Spurlock also played for the San Diego Chargers, Tampa Bay Buccaneers, San Francisco 49ers, Jacksonville Jaguars, Dallas Cowboys, Detroit Lions, Chicago Bears, and Florida Tuskers.

==Early life==
At Gentry High School in Indianola, Mississippi, he passed for Class 5A state records of 3,348 yards and 35 touchdowns in 2000, also rushed for another 1,161 yards and scored 10 touchdowns, giving him 4,509 total yards and 45 touchdowns during senior campaign. He also currently holds the Mississippi High School State record for passing yards in a single game (581) and touchdowns in a single game (9). He earned three letters in football, four in baseball and three in basketball, playing as a shortstop-pitcher in baseball, was three-time selection as team's Most Valuable Player and Best Defensive Player. He was also the starting guard in basketball.

==College career==
While at Ole Miss, he played in all 11 games, starting eight, seven at quarterback, and the season finale at running back, as a senior in 2005. As quarterback, he passed for 1,709 yards on 142-of-267 completions with seven touchdowns and nine interceptions and rushed for two touchdowns. He appeared in seven-of-11 games in 2004 as a junior, connected on 30-of-70 passes for 341 yards, and rushed 27 times for 59 yards. He only played in two of 13 games as a sophomore in 2003 as he was behind Eli Manning on the depth chart and he completed seven-of-eight passes for 118 yards and two touchdowns. His only action of 2002 as a redshirt freshman came against the Arkansas State Indians. He redshirted in 2001.

==Professional career==

===Arizona Cardinals===
Spurlock signed with the Cardinals as an undrafted free agent rookie in 2006. Spurlock spent most of the year on the practice squad but was promoted to the roster on December 29, 2006, and in his first NFL game against the San Diego Chargers tied for the team lead with four receptions.
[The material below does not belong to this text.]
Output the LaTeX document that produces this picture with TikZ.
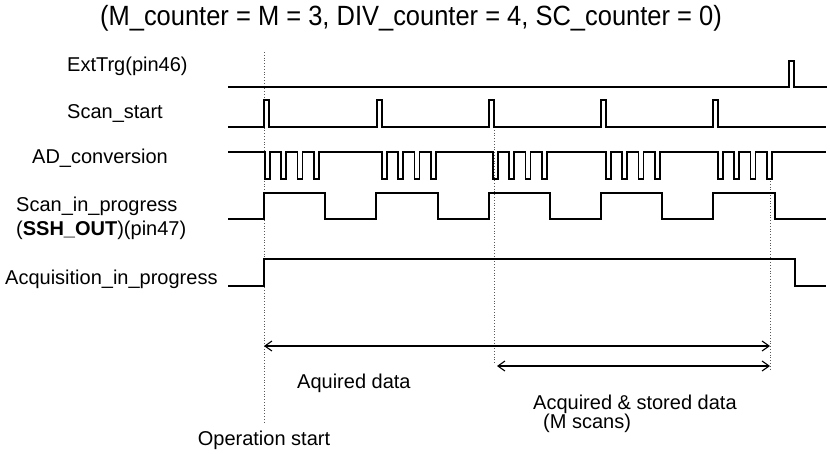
\documentclass[tikz,border=0pt]{standalone}
\usepackage{fontspec}
\setmainfont{Liberation Sans}
\usetikzlibrary{arrows.meta}
\begin{document}
\begin{tikzpicture}[x=1pt,y=-1pt,
  sig/.style={line width=1.2pt,line join=miter},
  guide/.style={gray!70!black,line width=0.8pt,dotted},
  span/.style={line width=1.1pt,{Straight Barb[length=7pt,width=10pt]}-{Straight Barb[length=7pt,width=10pt]}},
  lbl/.style={anchor=base west,inner sep=0pt,font=\fontsize{20}{22}\selectfont},
  note/.style={anchor=base west,inner sep=0pt,font=\fontsize{20}{22}\selectfont}]
\useasboundingbox (0,0) rectangle (830,453);

% title
\node[anchor=base,inner sep=0pt,font=\fontsize{26}{28}\selectfont] (title) at (411,25)
  {\scalebox{0.98}[1.07]{(M\_counter = M = 3, DIV\_counter = 4, SC\_counter = 0)}};

% signal names
\node[lbl] (lext)  at (67,71.5)  {ExtTrg(pin46)};
\node[lbl] (lscan) at (67,118)   {Scan\_start};
\node[lbl] (lad)   at (32,163.3) {AD\_conversion};
\node[lbl] (lsip)  at (16,211.7) {Scan\_in\_progress};
\node[lbl] (lssh)  at (16,235)   {(\textbf{SSH\_OUT})(pin47)};
\node[lbl] (lacq)  at (5,284.3)  {Acquisition\_in\_progress};

% guide lines
\coordinate (opTop) at (264,52);
\coordinate (opBot) at (264,422);
\coordinate (stTop) at (494,127);
\coordinate (stBot) at (494,364);
\coordinate (enTop) at (770,181);
\coordinate (enBot) at (770,370);
\draw[guide] (opTop) -- (opBot);
\draw[guide] (stTop) -- (stBot);
\draw[guide] (enTop) -- (enBot);

% ExtTrg
\draw[sig] (228,87) -- (789,87) -- (789,61) -- (794,61) -- (794,87) -- (827,87);

% Scan_start
\draw[sig] (228,127)
  \foreach \p in {264,377,489,601,713} { -- (\p,127) -- (\p,100) -- (\p+5,100) -- (\p+5,127) }
  -- (826,127);

% AD_conversion
\draw[sig] (228,152)
  \foreach \g in {265,382,493,606,718} {
    \foreach \o in {0,16,32.5,49} { -- (\g+\o,152) -- (\g+\o,179) -- (\g+\o+5,179) -- (\g+\o+5,152) } }
  -- (826,152);

% Scan_in_progress
\draw[sig] (228,219) -- (264,219)
  \foreach \a/\b in {264/325,376/438,489/550,601/662,713/775} { -- (\a,219) -- (\a,193) -- (\b,193) -- (\b,219) }
  -- (826,219);

% Acquisition_in_progress
\draw[sig] (228,286) -- (264,286) -- (264,259) -- (795,259) -- (795,286) -- (826,286);

% data spans
\coordinate (a1) at (264,346);
\coordinate (a2) at (770,346);
\coordinate (b1) at (497,366);
\coordinate (b2) at (770,366);
\draw[span] (a1) -- (a2);
\draw[span] (b1) -- (b2);

\node[note] (tAq)  at (297,388) {Aquired data};
\node[note] (tAcq) at (533,409) {Acquired \& stored data};
\node[note] (tM)   at (543,428) {(M scans)};
\node[note,anchor=base] (tOp) at (264,445) {Operation start};
\end{tikzpicture}
\end{document}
===First stint with Buccaneers===
On December 16, 2007, Spurlock became the first player in Tampa Bay Buccaneers franchise history to return a kickoff for a touchdown in a regular season game, taking a kick back 90 yards for a score in a game against the Atlanta Falcons. At the time, Tampa Bay had not returned a kickoff for a touchdown in their entire 32-year history when this was accomplished; it was the 1,865th kickoff the Buccaneers had ever received. He was cut by the team on August 31, 2008, but was quickly re-signed to their practice squad.

===San Francisco 49ers===
On January 21, 2009, Spurlock was signed to a future contract by the San Francisco 49ers.

After the 2009 preseason, Spurlock was officially signed to the team, due to first round draft pick Michael Crabtree holding out. He was waived by the team on November 3.

===Second stint with Buccaneers===
Spurlock re-signed with the Buccaneers on December 22, 2009. In his first game back with the Bucs, he returned a punt for a touchdown, leading to a 20–17 victory for Tampa Bay over the 13–1 New Orleans Saints.

On November 7, 2010, against the Atlanta Falcons, Spurlock returned a squib kick for a touchdown. It was the second kickoff return for a touchdown in his career.

===San Diego Chargers===
The San Diego Chargers signed Spurlock on April 4, 2012. Spurlock returned a 99-yard kick off return for a touchdown against the Oakland Raiders.
The San Diego Chargers released Spurlock on October 3, 2012.

===Jacksonville Jaguars===
The Jacksonville Jaguars signed Spurlock on October 5, 2012.

===Second stint with Chargers===
Spurlock was claimed off waivers on November 28, 2012, after the Jaguars released him to make room for Jason Babin.

===Detroit Lions===
Spurlock signed with the Detroit Lions on June 4, 2013.

===Dallas Cowboys===
Spurlock signed with the Dallas Cowboys on December 18, 2013. While playing against the Washington Redskins in his first game with the Cowboys, Spurlock returned a punt for 62 yards to set up the team's first touchdown.

In order to make room for quarterback Jon Kitna, the Cowboys released Spurlock on December 25, 2013. He was re-signed by the Lions later that day.

===Chicago Bears===
Spurlock signed with the Chicago Bears on June 3, 2014. He was waived by the Bears on September 9.